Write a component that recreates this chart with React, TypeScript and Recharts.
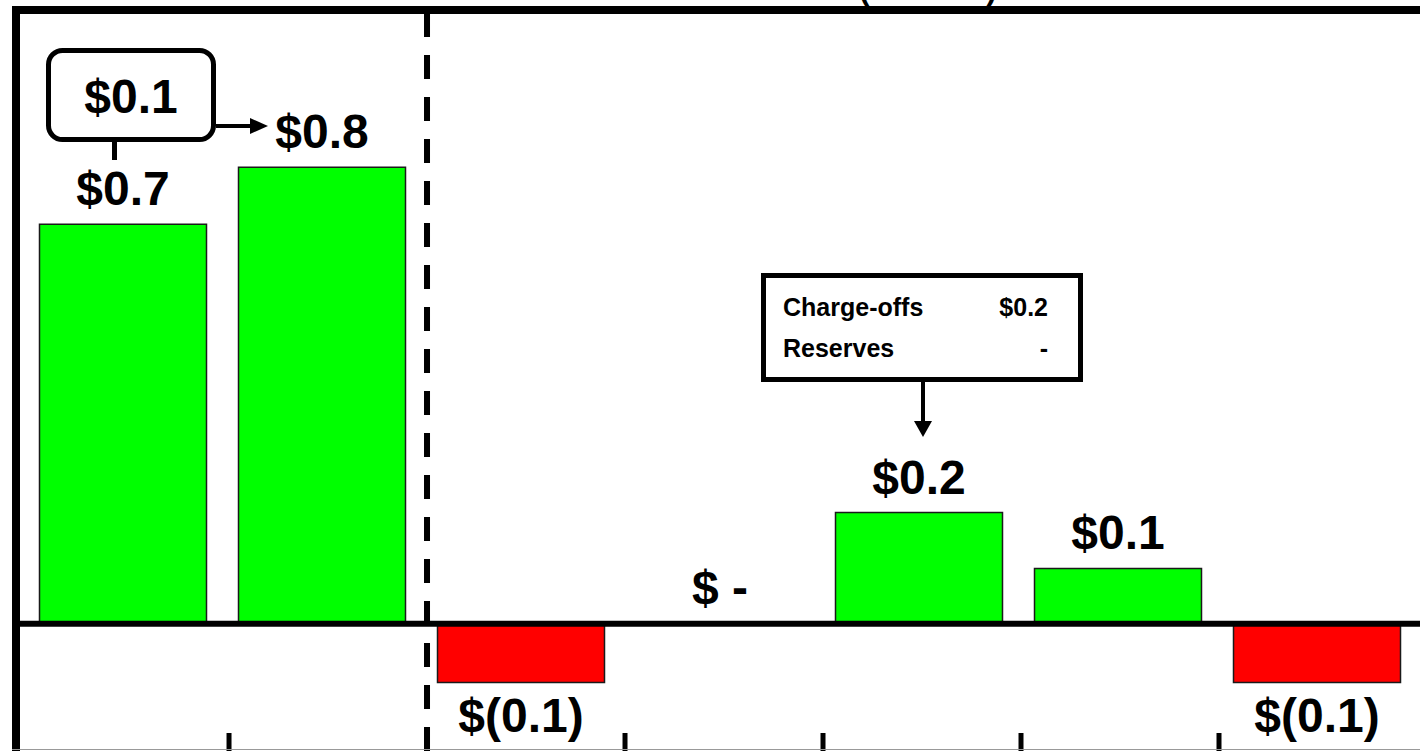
import React from 'react';
import { BarChart, Bar, XAxis, YAxis, Cell, LabelList, ReferenceLine } from 'recharts';

// ---- data ----
const categories = ['P1', 'P2', 'P3', 'P4', 'P5', 'P6', 'P7'];
const positions = [0.5, 1.5, 2.5, 3.5, 4.5, 5.5, 6.5];
const values = [0.7, 0.8, -0.103, 0, 0.195, 0.097, -0.103];
const valueLabels = ['$0.7', '$0.8', '$(0.1)', '$ -', '$0.2', '$0.1', '$(0.1)'];
const boundaryTicks = [1, 2, 3, 4, 5, 6];
const dividerTick = 2;
const changeLabel = '$0.1';
const breakdownRows = ['Charge-offs', 'Reserves'];
const breakdownValues = ['$0.2', '-'];
const headerText = '(Release)';

const data = categories.map((name, i) => ({ name, pos: positions[i], value: values[i], label: valueLabels[i] }));

const FONT = '"Liberation Sans", Arial, Helvetica, sans-serif';
const GREEN = '#00ff00';
const RED = '#ff0000';

const ValueLabel = (props: any) => {
  const { x, y, width, height, index } = props;
  const v = values[index];
  const top = Math.min(y, y + height);
  const bottom = Math.max(y, y + height);
  const cx = x + width / 2;
  const by = v >= 0 ? top - 19 : bottom + 49;
  return (
    <text x={cx} y={by} textAnchor="middle" fontFamily={FONT} fontWeight="bold" fontSize={48} fill="#000">
      {valueLabels[index]}
    </text>
  );
};

const NoTick = () => <g />;

export default function App() {
  return (
    <div style={{ position: 'absolute', left: 0, top: 0, width: 1420, height: 751, overflow: 'hidden', background: '#fff' }}>
      <BarChart
        width={1420}
        height={751}
        data={data}
        margin={{ top: 10, right: 3.5, bottom: 0, left: 23.5 }}
      >
        <XAxis xAxisId="c" dataKey="name" hide />
        <XAxis
          xAxisId="t"
          dataKey="pos"
          type="number"
          domain={[-0.038, 6.9975]}
          ticks={boundaryTicks}
          interval={0}
          allowDataOverflow
          mirror
          height={1}
          tickSize={18}
          tick={<NoTick />}
          tickLine={{ stroke: '#000', strokeWidth: 5 }}
          axisLine={false}
        />
        <YAxis hide type="number" domain={[-0.2228, 1.0754]} allowDataOverflow />
        <Bar
          xAxisId="c"
          dataKey="value"
          barSize={167}
          minPointSize={1}
          stroke="#1a1a1a"
          strokeWidth={1.5}
          isAnimationActive={false}
        >
          {data.map((d, i) => (
            <Cell key={i} fill={d.value >= 0 ? GREEN : RED} />
          ))}
          <LabelList dataKey="value" content={<ValueLabel />} />
        </Bar>
        <ReferenceLine
          xAxisId="t"
          segment={[{ x: -0.09, y: 0 }, { x: 7.5, y: 0 }]}
          ifOverflow="visible"
          stroke="#000"
          strokeWidth={6}
        />
        <ReferenceLine xAxisId="t" x={dividerTick} stroke="#000" strokeWidth={6} strokeDasharray="24 18" />
      </BarChart>
      <svg
        width={1420}
        height={751}
        style={{ position: 'absolute', left: 0, top: 0, pointerEvents: 'none' }}
      >
        {/* frame */}
        <line x1={16} y1={6} x2={16} y2={751} stroke="#000" strokeWidth={8} />
        <line x1={12} y1={10} x2={1420} y2={10} stroke="#000" strokeWidth={8} />
        <line x1={12} y1={749.5} x2={1420} y2={749.5} stroke="#999" strokeWidth={1} />
        {/* header partially cut off */}
        <text x={928} y={-1} textAnchor="middle" fontFamily={FONT} fontWeight="bold" fontSize={31} fill="#000">
          {headerText}
        </text>
        {/* change callout */}
        <rect x={48.5} y={50.5} width={165} height={89} rx={14} ry={14} fill="#fff" stroke="#000" strokeWidth={5} />
        <text x={131} y={113} textAnchor="middle" fontFamily={FONT} fontWeight="bold" fontSize={48} fill="#000">
          {changeLabel}
        </text>
        <line x1={114.5} y1={142} x2={114.5} y2={160} stroke="#000" strokeWidth={5} />
        <line x1={216} y1={126} x2={252} y2={126} stroke="#000" strokeWidth={4} />
        <polygon points="250,118 268,126 250,134" fill="#000" />
        {/* breakdown callout */}
        <rect x={763.5} y={275.5} width={317} height={104} fill="#fff" stroke="#000" strokeWidth={5} />
        {breakdownRows.map((r, i) => (
          <g key={r}>
            <text x={783} y={316 + i * 41} fontFamily={FONT} fontWeight="bold" fontSize={25} fill="#000">
              {r}
            </text>
            <text x={1048} y={316 + i * 41} textAnchor="end" fontFamily={FONT} fontWeight="bold" fontSize={25} fill="#000">
              {breakdownValues[i]}
            </text>
          </g>
        ))}
        <line x1={923} y1={382} x2={923} y2={423} stroke="#000" strokeWidth={4} />
        <polygon points="914,421 932,421 923,437" fill="#000" />
      </svg>
    </div>
  );
}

[WHAT YOU NEED TO DO]
Repeat the listing verbatim. Skip the pictures.

[TASK OUTPUT]
Write a component that recreates this chart with React, TypeScript and Recharts.
import React from 'react';
import { BarChart, Bar, XAxis, YAxis, Cell, LabelList, ReferenceLine } from 'recharts';

// ---- data ----
const categories = ['P1', 'P2', 'P3', 'P4', 'P5', 'P6', 'P7'];
const positions = [0.5, 1.5, 2.5, 3.5, 4.5, 5.5, 6.5];
const values = [0.7, 0.8, -0.103, 0, 0.195, 0.097, -0.103];
const valueLabels = ['$0.7', '$0.8', '$(0.1)', '$ -', '$0.2', '$0.1', '$(0.1)'];
const boundaryTicks = [1, 2, 3, 4, 5, 6];
const dividerTick = 2;
const changeLabel = '$0.1';
const breakdownRows = ['Charge-offs', 'Reserves'];
const breakdownValues = ['$0.2', '-'];
const headerText = '(Release)';

const data = categories.map((name, i) => ({ name, pos: positions[i], value: values[i], label: valueLabels[i] }));

const FONT = '"Liberation Sans", Arial, Helvetica, sans-serif';
const GREEN = '#00ff00';
const RED = '#ff0000';

const ValueLabel = (props: any) => {
  const { x, y, width, height, index } = props;
  const v = values[index];
  const top = Math.min(y, y + height);
  const bottom = Math.max(y, y + height);
  const cx = x + width / 2;
  const by = v >= 0 ? top - 19 : bottom + 49;
  return (
    <text x={cx} y={by} textAnchor="middle" fontFamily={FONT} fontWeight="bold" fontSize={48} fill="#000">
      {valueLabels[index]}
    </text>
  );
};

const NoTick = () => <g />;

export default function App() {
  return (
    <div style={{ position: 'absolute', left: 0, top: 0, width: 1420, height: 751, overflow: 'hidden', background: '#fff' }}>
      <BarChart
        width={1420}
        height={751}
        data={data}
        margin={{ top: 10, right: 3.5, bottom: 0, left: 23.5 }}
      >
        <XAxis xAxisId="c" dataKey="name" hide />
        <XAxis
          xAxisId="t"
          dataKey="pos"
          type="number"
          domain={[-0.038, 6.9975]}
          ticks={boundaryTicks}
          interval={0}
          allowDataOverflow
          mirror
          height={1}
          tickSize={18}
          tick={<NoTick />}
          tickLine={{ stroke: '#000', strokeWidth: 5 }}
          axisLine={false}
        />
        <YAxis hide type="number" domain={[-0.2228, 1.0754]} allowDataOverflow />
        <Bar
          xAxisId="c"
          dataKey="value"
          barSize={167}
          minPointSize={1}
          stroke="#1a1a1a"
          strokeWidth={1.5}
          isAnimationActive={false}
        >
          {data.map((d, i) => (
            <Cell key={i} fill={d.value >= 0 ? GREEN : RED} />
          ))}
          <LabelList dataKey="value" content={<ValueLabel />} />
        </Bar>
        <ReferenceLine
          xAxisId="t"
          segment={[{ x: -0.09, y: 0 }, { x: 7.5, y: 0 }]}
          ifOverflow="visible"
          stroke="#000"
          strokeWidth={6}
        />
        <ReferenceLine xAxisId="t" x={dividerTick} stroke="#000" strokeWidth={6} strokeDasharray="24 18" />
      </BarChart>
      <svg
        width={1420}
        height={751}
        style={{ position: 'absolute', left: 0, top: 0, pointerEvents: 'none' }}
      >
        {/* frame */}
        <line x1={16} y1={6} x2={16} y2={751} stroke="#000" strokeWidth={8} />
        <line x1={12} y1={10} x2={1420} y2={10} stroke="#000" strokeWidth={8} />
        <line x1={12} y1={749.5} x2={1420} y2={749.5} stroke="#999" strokeWidth={1} />
        {/* header partially cut off */}
        <text x={928} y={-1} textAnchor="middle" fontFamily={FONT} fontWeight="bold" fontSize={31} fill="#000">
          {headerText}
        </text>
        {/* change callout */}
        <rect x={48.5} y={50.5} width={165} height={89} rx={14} ry={14} fill="#fff" stroke="#000" strokeWidth={5} />
        <text x={131} y={113} textAnchor="middle" fontFamily={FONT} fontWeight="bold" fontSize={48} fill="#000">
          {changeLabel}
        </text>
        <line x1={114.5} y1={142} x2={114.5} y2={160} stroke="#000" strokeWidth={5} />
        <line x1={216} y1={126} x2={252} y2={126} stroke="#000" strokeWidth={4} />
        <polygon points="250,118 268,126 250,134" fill="#000" />
        {/* breakdown callout */}
        <rect x={763.5} y={275.5} width={317} height={104} fill="#fff" stroke="#000" strokeWidth={5} />
        {breakdownRows.map((r, i) => (
          <g key={r}>
            <text x={783} y={316 + i * 41} fontFamily={FONT} fontWeight="bold" fontSize={25} fill="#000">
              {r}
            </text>
            <text x={1048} y={316 + i * 41} textAnchor="end" fontFamily={FONT} fontWeight="bold" fontSize={25} fill="#000">
              {breakdownValues[i]}
            </text>
          </g>
        ))}
        <line x1={923} y1={382} x2={923} y2={423} stroke="#000" strokeWidth={4} />
        <polygon points="914,421 932,421 923,437" fill="#000" />
      </svg>
    </div>
  );
}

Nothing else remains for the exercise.